Records for processing.
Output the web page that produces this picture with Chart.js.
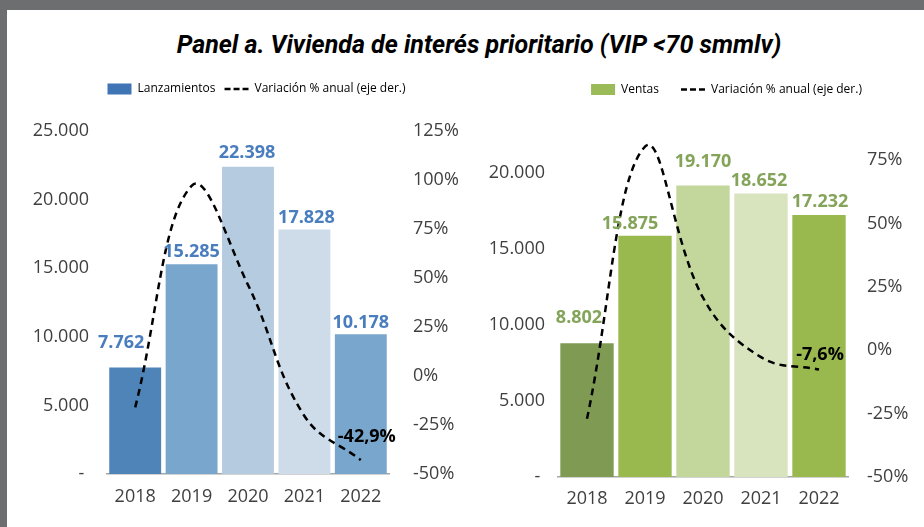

---

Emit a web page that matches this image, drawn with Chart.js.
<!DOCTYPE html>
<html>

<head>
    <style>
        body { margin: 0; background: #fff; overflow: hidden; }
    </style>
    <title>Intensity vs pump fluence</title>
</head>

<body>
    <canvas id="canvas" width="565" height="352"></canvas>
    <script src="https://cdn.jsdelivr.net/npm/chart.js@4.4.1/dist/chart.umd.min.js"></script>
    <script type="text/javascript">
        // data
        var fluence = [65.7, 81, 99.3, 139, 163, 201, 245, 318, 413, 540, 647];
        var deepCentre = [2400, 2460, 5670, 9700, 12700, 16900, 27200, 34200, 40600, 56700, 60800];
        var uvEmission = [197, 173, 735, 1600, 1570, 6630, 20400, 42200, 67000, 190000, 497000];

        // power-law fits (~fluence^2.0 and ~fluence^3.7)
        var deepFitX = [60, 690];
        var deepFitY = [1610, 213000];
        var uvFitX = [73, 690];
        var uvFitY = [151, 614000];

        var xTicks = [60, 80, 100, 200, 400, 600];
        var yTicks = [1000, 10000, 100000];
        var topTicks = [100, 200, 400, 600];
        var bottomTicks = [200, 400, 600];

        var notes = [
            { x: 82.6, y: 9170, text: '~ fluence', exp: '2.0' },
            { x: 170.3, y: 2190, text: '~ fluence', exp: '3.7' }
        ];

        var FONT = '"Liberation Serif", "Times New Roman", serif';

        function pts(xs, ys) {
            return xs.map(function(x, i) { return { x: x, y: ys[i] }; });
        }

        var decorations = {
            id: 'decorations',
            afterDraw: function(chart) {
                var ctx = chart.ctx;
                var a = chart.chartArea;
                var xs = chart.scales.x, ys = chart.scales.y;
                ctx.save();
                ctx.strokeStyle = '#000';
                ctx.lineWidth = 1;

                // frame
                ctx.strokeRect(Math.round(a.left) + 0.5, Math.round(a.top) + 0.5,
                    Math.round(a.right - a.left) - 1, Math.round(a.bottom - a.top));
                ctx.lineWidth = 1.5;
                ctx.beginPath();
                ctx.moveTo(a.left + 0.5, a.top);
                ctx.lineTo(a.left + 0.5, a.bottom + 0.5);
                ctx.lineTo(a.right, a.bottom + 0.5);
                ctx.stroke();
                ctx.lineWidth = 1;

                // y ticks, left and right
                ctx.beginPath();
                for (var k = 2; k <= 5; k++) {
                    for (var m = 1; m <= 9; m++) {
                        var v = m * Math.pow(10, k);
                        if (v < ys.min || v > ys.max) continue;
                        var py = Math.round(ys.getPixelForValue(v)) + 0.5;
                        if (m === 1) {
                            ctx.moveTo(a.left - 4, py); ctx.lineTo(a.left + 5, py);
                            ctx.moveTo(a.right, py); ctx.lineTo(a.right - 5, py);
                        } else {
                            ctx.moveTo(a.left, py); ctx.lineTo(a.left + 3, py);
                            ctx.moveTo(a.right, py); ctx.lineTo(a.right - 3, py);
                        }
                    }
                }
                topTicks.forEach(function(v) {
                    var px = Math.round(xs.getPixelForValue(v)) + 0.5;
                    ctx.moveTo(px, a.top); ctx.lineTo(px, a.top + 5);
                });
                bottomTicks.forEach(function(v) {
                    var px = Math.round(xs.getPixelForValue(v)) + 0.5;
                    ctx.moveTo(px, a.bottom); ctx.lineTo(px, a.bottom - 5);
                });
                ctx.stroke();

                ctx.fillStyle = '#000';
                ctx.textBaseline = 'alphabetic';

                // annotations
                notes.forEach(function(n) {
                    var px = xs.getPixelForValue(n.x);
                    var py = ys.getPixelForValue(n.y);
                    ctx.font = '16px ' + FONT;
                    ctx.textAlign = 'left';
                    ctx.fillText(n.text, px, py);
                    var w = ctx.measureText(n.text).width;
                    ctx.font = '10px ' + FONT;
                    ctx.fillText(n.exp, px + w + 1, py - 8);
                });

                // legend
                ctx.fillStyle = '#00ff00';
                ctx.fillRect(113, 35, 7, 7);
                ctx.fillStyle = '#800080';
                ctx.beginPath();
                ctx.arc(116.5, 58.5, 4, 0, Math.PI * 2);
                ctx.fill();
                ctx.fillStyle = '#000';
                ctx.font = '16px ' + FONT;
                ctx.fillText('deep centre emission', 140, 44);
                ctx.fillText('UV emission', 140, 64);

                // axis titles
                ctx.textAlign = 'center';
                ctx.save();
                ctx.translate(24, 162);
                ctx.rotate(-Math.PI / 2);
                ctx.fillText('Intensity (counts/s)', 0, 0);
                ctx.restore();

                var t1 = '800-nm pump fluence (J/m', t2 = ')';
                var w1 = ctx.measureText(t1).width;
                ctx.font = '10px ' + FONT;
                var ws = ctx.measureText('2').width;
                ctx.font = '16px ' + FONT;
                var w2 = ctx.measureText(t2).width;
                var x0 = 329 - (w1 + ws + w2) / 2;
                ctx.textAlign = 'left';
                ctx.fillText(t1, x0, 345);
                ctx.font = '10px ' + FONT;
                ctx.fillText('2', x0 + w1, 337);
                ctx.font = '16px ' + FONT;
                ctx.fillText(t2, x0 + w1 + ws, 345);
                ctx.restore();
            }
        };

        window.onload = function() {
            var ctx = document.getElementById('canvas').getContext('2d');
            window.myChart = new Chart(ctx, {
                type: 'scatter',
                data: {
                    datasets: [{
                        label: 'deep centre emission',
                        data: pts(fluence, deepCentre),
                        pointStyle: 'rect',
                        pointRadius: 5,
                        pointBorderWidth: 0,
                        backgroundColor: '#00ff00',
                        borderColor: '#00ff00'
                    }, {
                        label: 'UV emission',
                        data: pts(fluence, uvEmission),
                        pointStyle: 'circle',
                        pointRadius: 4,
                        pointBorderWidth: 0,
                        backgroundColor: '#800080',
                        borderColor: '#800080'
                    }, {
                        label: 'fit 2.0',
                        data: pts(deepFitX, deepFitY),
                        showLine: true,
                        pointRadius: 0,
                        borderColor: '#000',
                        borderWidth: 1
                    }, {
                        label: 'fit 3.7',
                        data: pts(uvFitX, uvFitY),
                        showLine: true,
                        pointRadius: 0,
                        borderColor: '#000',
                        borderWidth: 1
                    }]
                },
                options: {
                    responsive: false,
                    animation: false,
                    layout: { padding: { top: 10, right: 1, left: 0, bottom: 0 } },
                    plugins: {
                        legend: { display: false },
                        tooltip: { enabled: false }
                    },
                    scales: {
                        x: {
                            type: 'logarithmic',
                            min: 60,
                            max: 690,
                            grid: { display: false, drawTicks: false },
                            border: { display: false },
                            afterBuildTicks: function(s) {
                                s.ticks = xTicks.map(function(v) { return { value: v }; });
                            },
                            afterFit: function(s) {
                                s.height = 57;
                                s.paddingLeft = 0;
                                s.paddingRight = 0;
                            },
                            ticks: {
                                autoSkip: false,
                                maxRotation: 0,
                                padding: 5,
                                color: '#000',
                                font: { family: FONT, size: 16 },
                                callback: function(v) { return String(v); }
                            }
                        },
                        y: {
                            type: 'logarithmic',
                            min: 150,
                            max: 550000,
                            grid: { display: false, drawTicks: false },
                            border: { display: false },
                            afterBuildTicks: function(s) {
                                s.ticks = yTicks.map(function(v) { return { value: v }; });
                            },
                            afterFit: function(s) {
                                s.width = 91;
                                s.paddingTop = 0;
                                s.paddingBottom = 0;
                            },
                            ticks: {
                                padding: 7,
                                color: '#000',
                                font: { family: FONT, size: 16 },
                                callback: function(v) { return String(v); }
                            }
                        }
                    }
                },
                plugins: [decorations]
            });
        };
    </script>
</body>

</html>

--

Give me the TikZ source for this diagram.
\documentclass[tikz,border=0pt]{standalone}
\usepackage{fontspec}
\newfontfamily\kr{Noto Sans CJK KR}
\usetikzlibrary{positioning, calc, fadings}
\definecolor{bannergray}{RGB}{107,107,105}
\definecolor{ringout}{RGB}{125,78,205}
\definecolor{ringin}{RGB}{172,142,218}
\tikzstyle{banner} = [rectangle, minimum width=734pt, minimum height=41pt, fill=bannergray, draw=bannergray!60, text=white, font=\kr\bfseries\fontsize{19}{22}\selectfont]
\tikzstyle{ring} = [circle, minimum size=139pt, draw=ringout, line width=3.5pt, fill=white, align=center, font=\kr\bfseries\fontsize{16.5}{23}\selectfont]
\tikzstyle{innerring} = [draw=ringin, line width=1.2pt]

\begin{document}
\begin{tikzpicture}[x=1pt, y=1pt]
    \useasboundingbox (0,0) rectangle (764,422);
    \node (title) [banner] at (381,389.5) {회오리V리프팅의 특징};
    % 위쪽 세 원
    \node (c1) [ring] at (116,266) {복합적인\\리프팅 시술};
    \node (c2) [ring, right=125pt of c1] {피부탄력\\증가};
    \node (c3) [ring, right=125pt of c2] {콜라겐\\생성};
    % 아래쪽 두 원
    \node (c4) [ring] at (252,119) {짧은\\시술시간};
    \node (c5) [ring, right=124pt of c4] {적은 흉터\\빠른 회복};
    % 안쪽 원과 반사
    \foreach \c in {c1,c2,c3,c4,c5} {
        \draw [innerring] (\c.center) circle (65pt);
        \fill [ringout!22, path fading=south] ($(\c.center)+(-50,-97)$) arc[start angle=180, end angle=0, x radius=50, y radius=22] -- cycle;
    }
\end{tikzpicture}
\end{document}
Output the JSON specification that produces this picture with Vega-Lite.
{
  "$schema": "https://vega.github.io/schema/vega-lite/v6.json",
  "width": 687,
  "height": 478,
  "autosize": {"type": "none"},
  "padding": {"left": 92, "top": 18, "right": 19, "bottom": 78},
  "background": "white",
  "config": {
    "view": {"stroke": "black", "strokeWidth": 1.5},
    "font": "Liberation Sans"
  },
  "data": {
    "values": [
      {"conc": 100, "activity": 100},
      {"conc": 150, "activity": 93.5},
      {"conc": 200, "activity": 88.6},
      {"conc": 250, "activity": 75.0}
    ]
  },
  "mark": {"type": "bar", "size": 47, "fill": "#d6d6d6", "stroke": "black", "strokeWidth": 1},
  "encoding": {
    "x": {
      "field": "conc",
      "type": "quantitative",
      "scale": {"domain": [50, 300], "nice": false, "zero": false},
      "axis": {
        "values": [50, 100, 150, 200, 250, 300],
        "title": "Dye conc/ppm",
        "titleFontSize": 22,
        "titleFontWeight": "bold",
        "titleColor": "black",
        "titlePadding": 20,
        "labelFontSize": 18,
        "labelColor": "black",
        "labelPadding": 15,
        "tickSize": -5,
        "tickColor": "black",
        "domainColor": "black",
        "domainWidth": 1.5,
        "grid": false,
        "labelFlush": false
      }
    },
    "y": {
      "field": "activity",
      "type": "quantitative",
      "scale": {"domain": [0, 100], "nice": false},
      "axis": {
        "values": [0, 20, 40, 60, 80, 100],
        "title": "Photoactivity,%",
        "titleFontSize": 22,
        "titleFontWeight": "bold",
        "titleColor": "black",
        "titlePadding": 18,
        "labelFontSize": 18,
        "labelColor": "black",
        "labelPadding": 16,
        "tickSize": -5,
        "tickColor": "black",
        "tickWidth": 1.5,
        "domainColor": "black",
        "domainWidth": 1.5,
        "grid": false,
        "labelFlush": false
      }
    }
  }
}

Problem. Pick out the lines that have the word "with". Copy them all.

Written answer.
Output the web page that produces this picture with Chart.js.
Emit a web page that matches this image, drawn with Chart.js.
Output the JSON specification that produces this picture with Vega-Lite.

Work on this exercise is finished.